Steinbrück: Ja, zunächst einmal: Diese Diskussion hat Deutschland in seiner Präsidentschaft im Februar in Essen bei einem G7-Treffen angestoßen, das ist drei Monate her. Und da bitte ich, dass die Erwartungen nicht immer so hoch gelegt werden, dass man als Hochspringer über diese Latte gar nicht rüberkommen kann. Wir sind in diesen drei Monaten, wie ich finde, ein bemerkenswertes Stück weitergekommen. Insbesondere übrigens auch mit Hilfe von Stimmen aus den USA. Das ist nicht so einheitlich, dass die alle nur sagen, da sind wir skeptisch, sondern es gibt viele, die teilen die Einschätzung, dass über die Aktivitäten dieser Hedgefonds systemische Finanzkrisen weltweit ausgelöst werden können. Und zweitens: Die wichtigen, seriösen Hedgefonds selber, die haben mehr und mehr Interesse daran, sich zu beteiligen, um Marktintegrität zu wahren. Und ich glaube, dass wir in Gespräch mit denen selber vielleicht bis Ende des Jahres die Umrisse eines Verhaltenskodex entwickeln können, auch mit Unterstützung von Engländern und von Amerikanern.
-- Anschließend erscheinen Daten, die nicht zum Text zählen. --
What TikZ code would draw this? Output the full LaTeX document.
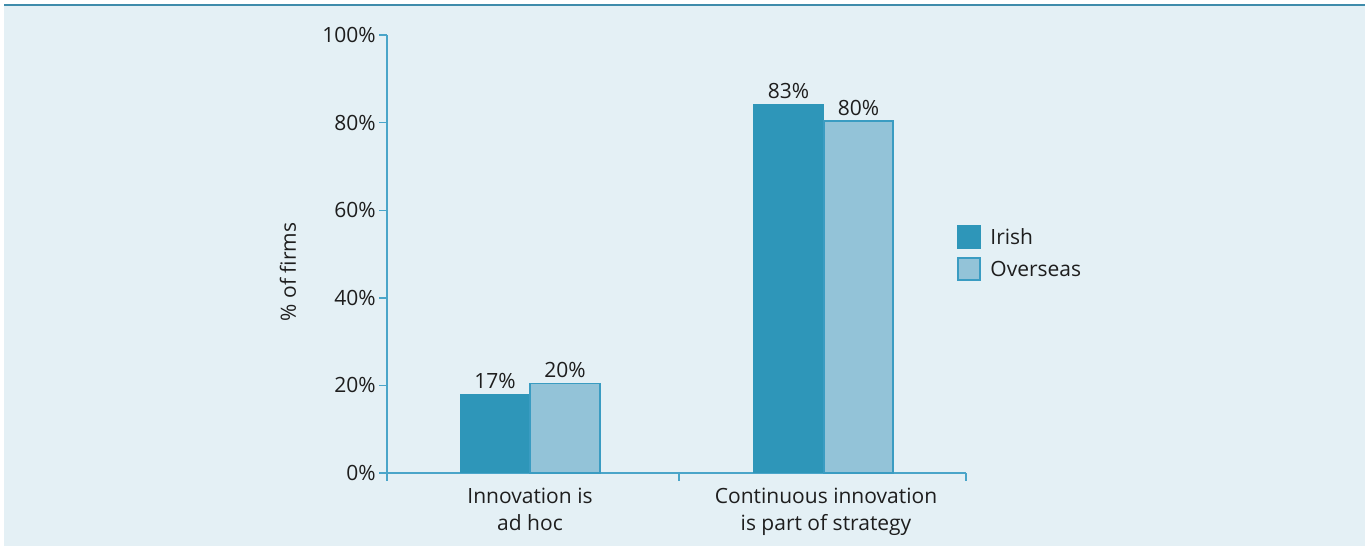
\documentclass[tikz,border=0pt]{standalone}
\usepackage{fontspec}
\setmainfont{Open Sans}
\definecolor{panel}{HTML}{E4F0F5}
\definecolor{axisblue}{HTML}{4AA5C9}
\definecolor{irish}{HTML}{2E96B9}
\definecolor{overseas}{HTML}{93C3D8}
\definecolor{edgeblue}{HTML}{3A9CC2}
\definecolor{inkgrey}{HTML}{1E1E1E}

\begin{document}
\begin{tikzpicture}[x=0.5pt,y=-0.5pt,font=\fontsize{10.5}{13.5}\selectfont,text=inkgrey,
  axis/.style={draw=axisblue,line width=0.7pt},
  irishbar/.style={fill=irish},
  overbar/.style={fill=overseas,draw=edgeblue,line width=0.6pt},
  val/.style={anchor=south,inner sep=2.5pt},
  cat/.style={anchor=north,align=center,inner sep=0pt}]
  \useasboundingbox (0,0) rectangle (1371,546);
  \fill[panel] (4,5) rectangle (1365,546);
  \draw[draw=axisblue!85!black,line width=1pt] (4,5) -- (1365,5);

  % axes
  \coordinate (o) at (387,473);
  \draw[axis] (387,35) -- (387,481);
  \draw[axis] (o) -- (966,473);
  \foreach \tx in {387,679,966}
    \draw[axis] (\tx,473) -- (\tx,481);
  \foreach \v in {0,20,...,100} {
    \draw[axis] (379,473-4.38*\v) -- (387,473-4.38*\v);
    \node[anchor=east,inner sep=1pt] (tick\v) at (378,473-4.38*\v) {\v\%};
  }
  \node[rotate=90] (ylab) at (288,272) {\% of firms};

  % bars
  \fill[irishbar] (460,473) rectangle (530,394);
  \draw[overbar] (530,473) rectangle (600,383.5);
  \fill[irishbar] (753,473) rectangle (824,104);
  \draw[overbar] (824,473) rectangle (893,121);
  \node[val] (ia) at (495,394) {17\%};
  \node[val] (oa) at (565,383.5) {20\%};
  \node[val] (ib) at (788.5,104) {83\%};
  \node[val] (ob) at (858.5,121) {80\%};

  \node[cat] (c1) at (530,488) {Innovation is\\ad hoc};
  \node[cat] (c2) at (826,488) {Continuous innovation\\is part of strategy};

  % legend
  \fill[irishbar] (957,225) rectangle (981,249);
  \draw[overbar,line width=1pt] (958,258) rectangle (980,280);
  \node[anchor=west,inner sep=0pt] (lirish) at (990,237) {Irish};
  \node[anchor=west,inner sep=0pt] (lover) at (990,269) {Overseas};
\end{tikzpicture}
\end{document}
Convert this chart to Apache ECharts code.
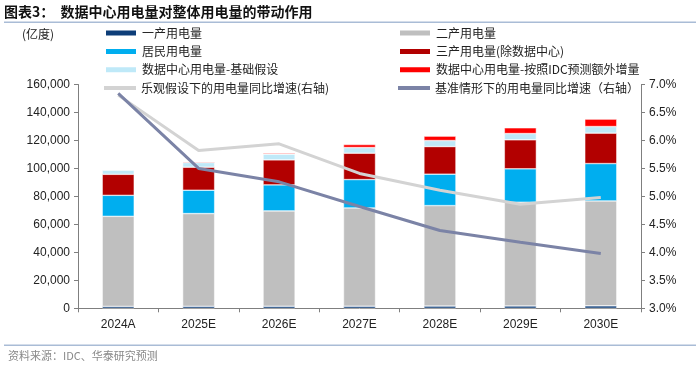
<!DOCTYPE html>
<html>
<head>
<meta charset="utf-8">
<script src="https://cdn.jsdelivr.net/npm/echarts@6/dist/echarts.min.js"></script>
<style>
html,body{margin:0;padding:0;background:#fff;}
#chart{width:700px;height:368px;}
</style>
</head>
<body>
<div id="chart"></div>
<script>
const categories = ['2024A','2025E','2026E','2027E','2028E','2029E','2030E'];
const primary = [1357, 1420, 1480, 1550, 1620, 1690, 1760];
const secondary = [64400, 66300, 68150, 70230, 71800, 74160, 75020];
const residential = [15000, 16740, 18600, 20250, 22470, 23830, 26700];
const tertiaryExDC = [15030, 16460, 17890, 18890, 19750, 20760, 21750];
const dcBase = [3080, 3290, 4080, 4010, 4290, 4500, 4720];
const dcExtra = [0, 500, 720, 2140, 3150, 4080, 5300];
const growthOptimistic = [6.81, 5.82, 5.94, 5.41, 5.11, 4.86, 4.98];
const growthBaseline = [6.84, 5.50, 5.26, 4.82, 4.39, 4.18, 3.98];
const leftTicks = {min: 0, max: 160000, interval: 20000};
const rightTicks = {min: 3, max: 7, interval: 0.5};

const names = ['一产用电量','二产用电量','居民用电量','三产用电量(除数据中心)','数据中心用电量-基础假设','数据中心用电量-按照IDC预测额外增量','乐观假设下的用电量同比增速(右轴)','基准情形下的用电量同比增速（右轴）'];
const colors = ['#0d3d78','#bfbfbf','#00aeef','#b20000','#bfe9f8','#ff0000','#d3d3d3','#7b83a6'];

const font = '"Noto Sans CJK SC", sans-serif';
const numFont = '"Liberation Sans", Arial, sans-serif';

function bar(i, data){
  return {name:names[i], type:'bar', stack:'total', data:data, barWidth:32,
    itemStyle:{color:colors[i], borderColor:'#ffffff', borderWidth:0.5}, z:2};
}
function line(i, data){
  return {name:names[i], type:'line', yAxisIndex:1, data:data, symbol:'none',
    lineStyle:{color:colors[i], width:3}, itemStyle:{color:colors[i]}, z:5};
}

const chart = echarts.init(document.getElementById('chart'), null, {renderer:'canvas'});
function legend(left, top, items, h){
  return {orient:'vertical', left:left, top:top, padding:0, itemWidth:32, itemHeight:h, itemGap:4.4,
    textStyle:{fontFamily:font, fontSize:12, color:'#222', lineHeight:14}, selectedMode:false,
    data:items.map(n=>({name:n, icon:'rect'}))};
}
chart.setOption({
  animation:false,
  backgroundColor:'#fff',
  grid:{left:78, right:59, top:84.5, bottom:59.7},
  legend:[
    legend(104, 26, [names[0], names[2], names[4]], 7),
    legend(398, 26, [names[1], names[3], names[5]], 7),
    legend(104, 81, [names[6]], 4),
    legend(398, 81, [names[7]], 4)
  ],
  xAxis:{type:'category', data:categories,
    axisLine:{lineStyle:{color:'#7f7f7f', width:1}},
    axisTick:{show:true, lineStyle:{color:'#7f7f7f'}, length:4},
    axisLabel:{fontFamily:numFont, fontSize:12, color:'#222', margin:10}},
  yAxis:[
    {type:'value', min:leftTicks.min, max:leftTicks.max, interval:leftTicks.interval,
      axisLine:{show:true, lineStyle:{color:'#7f7f7f'}},
      axisTick:{show:true, length:4, lineStyle:{color:'#7f7f7f'}},
      splitLine:{show:false},
      axisLabel:{fontFamily:numFont, fontSize:12, color:'#222', margin:8,
        formatter:v=>v.toLocaleString('en-US')}},
    {type:'value', min:rightTicks.min, max:rightTicks.max, interval:rightTicks.interval,
      axisLine:{show:true, lineStyle:{color:'#7f7f7f'}},
      axisTick:{show:true, length:4, lineStyle:{color:'#7f7f7f'}},
      splitLine:{show:false},
      axisLabel:{fontFamily:numFont, fontSize:12, color:'#222', margin:8,
        formatter:v=>v.toFixed(1)+'%'}}
  ],
  series:[
    bar(0, primary), bar(1, secondary), bar(2, residential), bar(3, tertiaryExDC),
    bar(4, dcBase), bar(5, dcExtra),
    line(6, growthOptimistic), line(7, growthBaseline)
  ],
  graphic:[
    {type:'text', left:4, top:5, style:{text:'图表3：  数据中心用电量对整体用电量的带动作用', fontFamily:font, fontSize:14, fontWeight:'bold', fill:'#111'}},
    {type:'rect', shape:{x:4, y:21.5, width:692, height:1.5}, style:{fill:'#a9bcd6'}},
    {type:'text', left:22, top:28, style:{text:'(亿度)', fontFamily:font, fontSize:12, fill:'#222'}},
    {type:'rect', shape:{x:4, y:344.5, width:692, height:1.5}, style:{fill:'#a9bcd6'}},
    {type:'text', left:8, top:350, style:{text:'资料来源：IDC、华泰研究预测', fontFamily:font, fontSize:11, fill:'#8a8a8a'}}
  ]
});
</script>
</body>
</html>
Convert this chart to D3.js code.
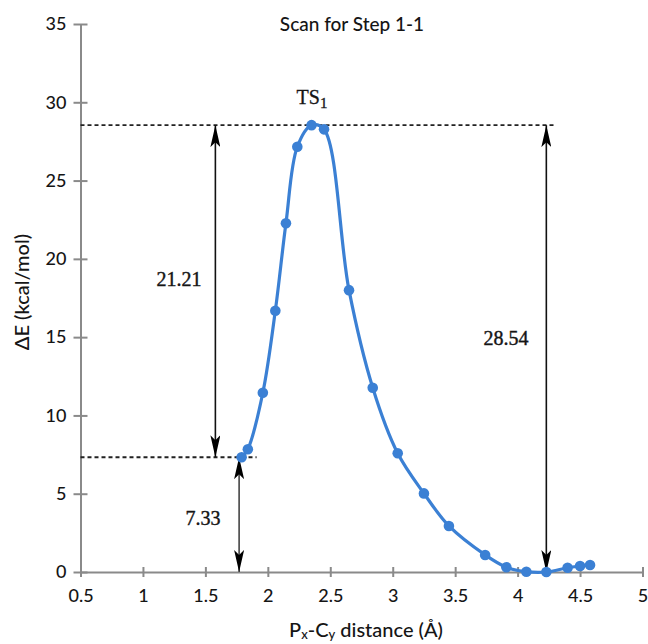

Sagenschneider: Wenn Sie sagen, man soll nicht so viel erwarten, dann wollen Sie damit wahrscheinlich dann auch sagen, dass man jetzt nicht erwarten soll, dass beim G8-Treffen in Heiligendamm da eine Lösung gefunden wird?

Steinbrück: Nein, das war auch nie beabsichtigt! Weder die Bundeskanzlerin noch ich haben irgendjemandem angekündigt, wir hätten in Heiligendamm im Juni einen Verhaltenskodex schon verabredet. Kein Mensch hat das getan, sondern das ist dann eher der Druck, der von außen kommt, nach dem Motto, also, das muss doch dann und dann schon passieren. Sie müssen versuchen, insbesondere die Amerikaner und die Briten an einen Tisch zu bekommen und zwar einladend. Nicht mit einer provozierenden Haltung. Und über diese einladende Bewegung kann man dann auch zu Ergebnissen kommen, wo ich glaube, dass ein solcher Verhaltenskodex für mehr Integrität, Marktintegrität und auch Prophylaxe gegen solche Finanzkrisen sorgt.

Sagenschneider: Bundesfinanzminister Peer Steinbrück im Gespräch mit Deutschlandradio Kultur. Ich danke Ihnen!